● Exercise: Starting with the first line of the data below, copy each line up to and including the one containing "columnspacing=0.95, borderpad=0)". Pictures stay out.

--- Provided records ---

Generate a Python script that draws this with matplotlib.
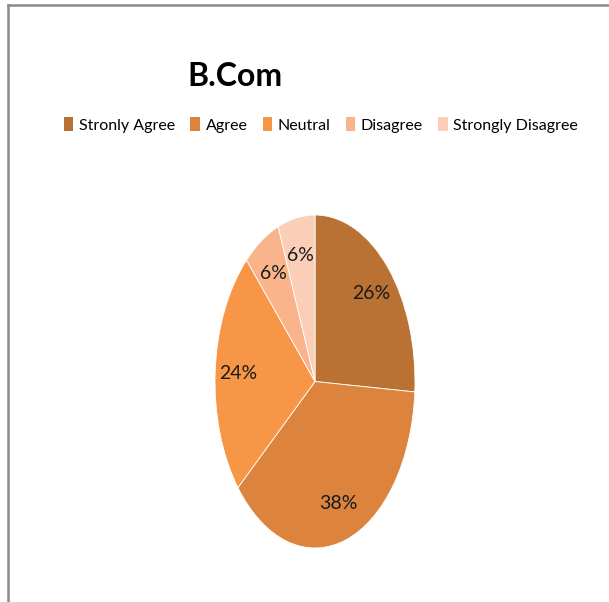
import matplotlib
matplotlib.use("Agg")
from matplotlib import pyplot as plt
from matplotlib.patches import Patch
from matplotlib.lines import Line2D

categories = ['Stronly Agree', 'Agree', 'Neutral', 'Disagree', 'Strongly Disagree']
values = [26, 38, 24, 6, 6]
colors = ['#B97233', '#DC843D', '#F79646', '#F9B48B', '#FBCEB8']

plt.rcParams['font.family'] = ['Lato', 'DejaVu Sans']

W, H = 609, 602
fig = plt.figure(figsize=(W / 100, H / 100), dpi=100)

# pie is stretched vertically, like the original
ax = fig.add_axes([215 / W, (H - 548) / H, 200 / W, 333 / H])
wedges, texts, autotexts = ax.pie(values, colors=colors, startangle=90, counterclock=False,
                                  autopct='%1.0f%%', pctdistance=0.77,
                                  wedgeprops={'edgecolor': 'white', 'linewidth': 0.6},
                                  textprops={'fontsize': 14, 'color': '#1a1a1a'})
ax.set_aspect('auto')
ax.set_xlim(-1, 1)
ax.set_ylim(-1, 1)
ax.axis('off')

fig.text(235 / W, 1 - 76 / H, 'B.Com', fontsize=23, fontweight='bold', ha='center', va='center')

handles = [Patch(facecolor=c, edgecolor='none') for c in colors]
fig.legend(handles, categories, loc='center', bbox_to_anchor=(321 / W, 1 - 125 / H), ncol=5,
           frameon=False, fontsize=11.5, handlelength=0.6, handleheight=0.9, handletextpad=0.35,
           columnspacing=0.95, borderpad=0)

# chart frame (only top and left edges show)
fig.add_artist(Line2D([7.5 / W, 7.5 / W], [0, 1 - 5 / H], color='#8a8a8a', linewidth=1.8))
fig.add_artist(Line2D([7.5 / W, 1], [1 - 5 / H, 1 - 5 / H], color='#8a8a8a', linewidth=1.8))

fig.savefig('out.png', dpi=100, facecolor='white')
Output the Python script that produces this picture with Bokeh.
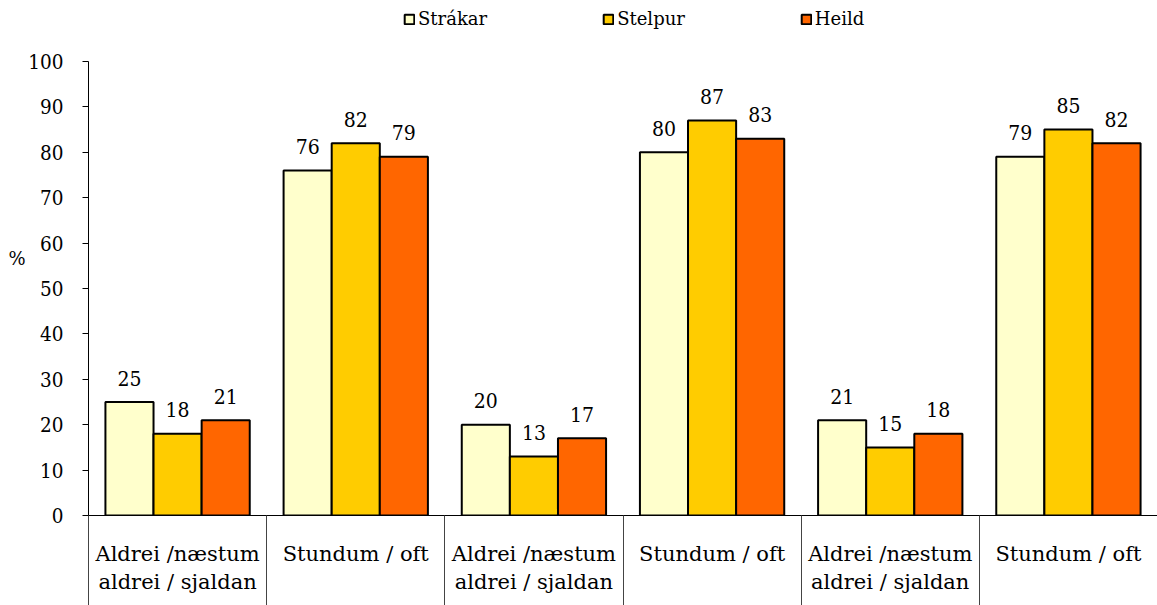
from bokeh.plotting import figure
from bokeh.models import (ColumnDataSource, Range1d, FixedTicker, Legend, LegendItem, LinearAxis)
from bokeh.transform import dodge
from bokeh.core.properties import value
from bokeh.embed import file_html
from bokeh.resources import INLINE

categories = ["Aldrei /næstum\naldrei / sjaldan", "Stundum / oft",
              "Aldrei /næstum\naldrei / sjaldan", "Stundum / oft",
              "Aldrei /næstum\naldrei / sjaldan", "Stundum / oft"]
series = ["Strákar", "Stelpur", "Heild"]
strakar = [25, 76, 20, 80, 21, 79]
stelpur = [18, 82, 13, 87, 15, 85]
heild = [21, 79, 17, 83, 18, 82]
colors = ["#FFFFCC", "#FFCC00", "#FF6600"]
y_ticks = list(range(0, 101, 10))

FONT = "DejaVu Serif"
NFONT = "DejaVu Serif Condensed"
centers = [i + 0.5 for i in range(len(categories))]
src = ColumnDataSource(dict(x=centers, s0=strakar, s1=stelpur, s2=heild,
                            t0=[str(v) for v in strakar],
                            t1=[str(v) for v in stelpur],
                            t2=[str(v) for v in heild]))

p = figure(width=1157, height=605, output_backend="svg", toolbar_location=None,
           x_range=Range1d(0, len(categories)), y_range=Range1d(0, 113.44),
           min_border_left=88, min_border_right=0, min_border_top=0, min_border_bottom=90)
p.outline_line_color = None
p.xgrid.visible = False
p.ygrid.visible = False
p.background_fill_color = "white"

bw = 0.27
offsets = [-bw, 0, bw]
renderers = []
for i, name in enumerate(series):
    r = p.vbar(x=dodge("x", offsets[i], range=p.x_range), top="s%d" % i, width=bw,
               source=src, fill_color=colors[i], line_color="black", line_width=2)
    renderers.append(r)
    p.text(x=dodge("x", offsets[i], range=p.x_range), y="s%d" % i, text="t%d" % i,
           source=src, text_align="center", text_baseline="alphabetic", y_offset=-24,
           text_font=value(NFONT), text_font_size="21px", text_color="black")

# y axis
ya = p.yaxis[0]
ya.bounds = (0, 100)
ya.ticker = FixedTicker(ticks=y_ticks, minor_ticks=[])
ya.major_tick_out = 6
ya.major_tick_in = 0
ya.major_label_standoff = 19
ya.major_label_text_font = NFONT
ya.major_label_text_font_size = "20.5px"
ya.major_label_text_color = "black"
ya.axis_line_color = "black"
ya.major_tick_line_color = "black"

# "%" label via an auxiliary axis centred at the label height
pa = LinearAxis(bounds=(15.4, 100), ticker=FixedTicker(ticks=[], minor_ticks=[]),
                axis_line_color=None, major_tick_line_color=None, minor_tick_line_color=None,
                major_tick_out=0, major_tick_in=0, minor_tick_out=0, minor_tick_in=0,
                axis_label="%", axis_label_orientation="horizontal", axis_label_standoff=0,
                axis_label_text_font=FONT, axis_label_text_font_style="normal",
                axis_label_text_font_size="18px", axis_label_text_color="black")
p.add_layout(pa, "left")

# x axis
xa = p.xaxis[0]
xa.ticker = FixedTicker(ticks=centers, minor_ticks=list(range(len(categories) + 1)))
xa.major_label_overrides = {c: lab for c, lab in zip(centers, categories)}
xa.major_tick_line_color = None
xa.major_tick_out = 0
xa.major_tick_in = 0
xa.minor_tick_in = 0
xa.minor_tick_out = 90
xa.minor_tick_line_color = "#444444"
xa.major_label_standoff = 26 - 90
xa.major_label_text_font = FONT
xa.major_label_text_font_size = "21px"
xa.major_label_text_color = "black"
xa.axis_line_color = "black"

legend = Legend(items=[LegendItem(label=n, renderers=[r]) for n, r in zip(series, renderers)],
                orientation="horizontal", location=(315, 486), padding=0, margin=0,
                spacing=115, glyph_width=12, glyph_height=12, label_standoff=3,
                label_text_font=FONT, label_text_font_size="18px", label_text_color="black",
                border_line_color=None, background_fill_alpha=0)
p.add_layout(legend, "center")

open("out.html", "w").write(file_html(p, INLINE))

---

● Result for this exercise:
Generate a Python script that draws this with matplotlib.
import matplotlib
matplotlib.use("Agg")
from matplotlib import pyplot as plt
from matplotlib.patches import Patch
from matplotlib.lines import Line2D

categories = ['Stronly Agree', 'Agree', 'Neutral', 'Disagree', 'Strongly Disagree']
values = [26, 38, 24, 6, 6]
colors = ['#B97233', '#DC843D', '#F79646', '#F9B48B', '#FBCEB8']

plt.rcParams['font.family'] = ['Lato', 'DejaVu Sans']

W, H = 609, 602
fig = plt.figure(figsize=(W / 100, H / 100), dpi=100)

# pie is stretched vertically, like the original
ax = fig.add_axes([215 / W, (H - 548) / H, 200 / W, 333 / H])
wedges, texts, autotexts = ax.pie(values, colors=colors, startangle=90, counterclock=False,
                                  autopct='%1.0f%%', pctdistance=0.77,
                                  wedgeprops={'edgecolor': 'white', 'linewidth': 0.6},
                                  textprops={'fontsize': 14, 'color': '#1a1a1a'})
ax.set_aspect('auto')
ax.set_xlim(-1, 1)
ax.set_ylim(-1, 1)
ax.axis('off')

fig.text(235 / W, 1 - 76 / H, 'B.Com', fontsize=23, fontweight='bold', ha='center', va='center')

handles = [Patch(facecolor=c, edgecolor='none') for c in colors]
fig.legend(handles, categories, loc='center', bbox_to_anchor=(321 / W, 1 - 125 / H), ncol=5,
           frameon=False, fontsize=11.5, handlelength=0.6, handleheight=0.9, handletextpad=0.35,
           columnspacing=0.95, borderpad=0)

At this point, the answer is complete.